The practice of using kigo, Japanese season words, in the writing of haiku becomes even more important when poets venture beyond haiku to renga, Japanese linked verse. The season a particular link references through its kigo is important because a renku must move logically through the seasons. If a renku starts, for example, with a hokku that contains a “fall season” word, then the next couple of links should also have fall kigo, then the links should move to winter, followed by spring, then summer, etc.

Logically, you just cannot follow a spring verse with an autumn verse.

In the writing of scifaiku, poets usually use keywords instead of kigo, i.e. science fiction and science concept words like “FTL travel” (faster-than-life travel), “android”, “gravity”, “black hole”, etc.

So, what happens when you try to write scifaiku linked verse? From a seasonal standpoint, chaos!

A group of my scifaiku friends and I formed a private yahoogroups list a few years ago to collaborate on a genre-themed Japanese-style linked verse experiment. We set out to define what seasons might be in a setting that is non-earth based. Mary Margaret Serpento came up with the following categories:

Planting
Blooming
Harvesting
Storage (Death)

Then, we sat down and categorized various science/science fiction topics into these categories. Finally, we used this as a template to write a half-kasen renku together.

We were all reasonably satisfied with the result, although it has yet to be published.

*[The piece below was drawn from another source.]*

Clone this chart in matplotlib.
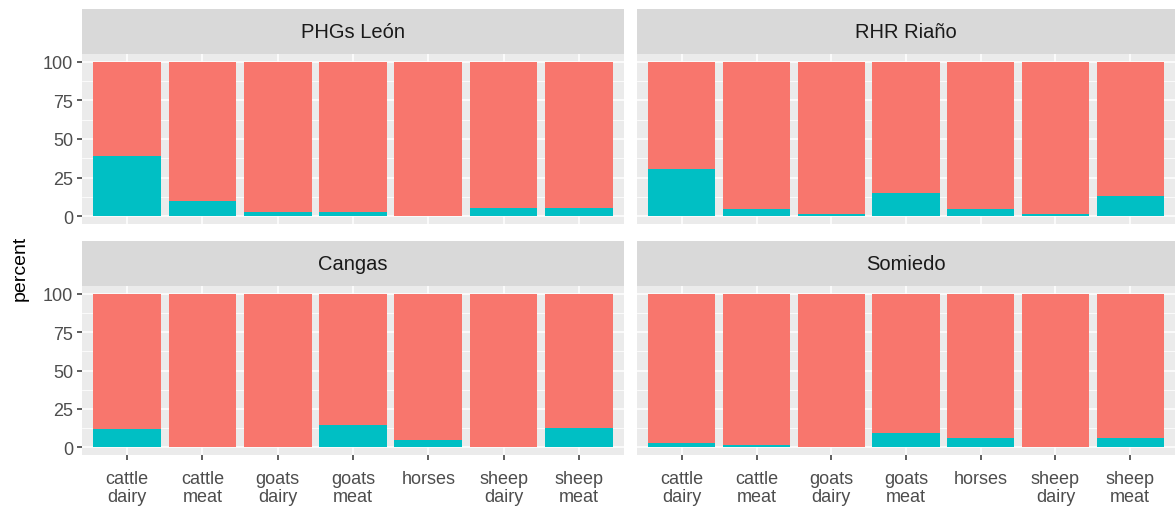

However, there are other ways to think of scifaiku seasons. As NASA gathers more and more information about Mars, other planets, the moons of Saturn and Jupiter, and other solar system moons, we are starting to learn about the seasons of Mars, and of the other planetary and lunar bodies.

So, with some research, it is possible to start writing Martian spring verses as opposed to Martian winter verses.

The only problem with this is that not everyone reads the NASA press releases, so even if a Mars-themed haiku had a Mars spring kigo, the average reader may not realize this.

The jury is still out as to whether it is necessary to use actual kigo instead of “keywords” for scifaiku. However, I’m interested in exploring the topic further, so I’m interested in hearing what others might have to say on this.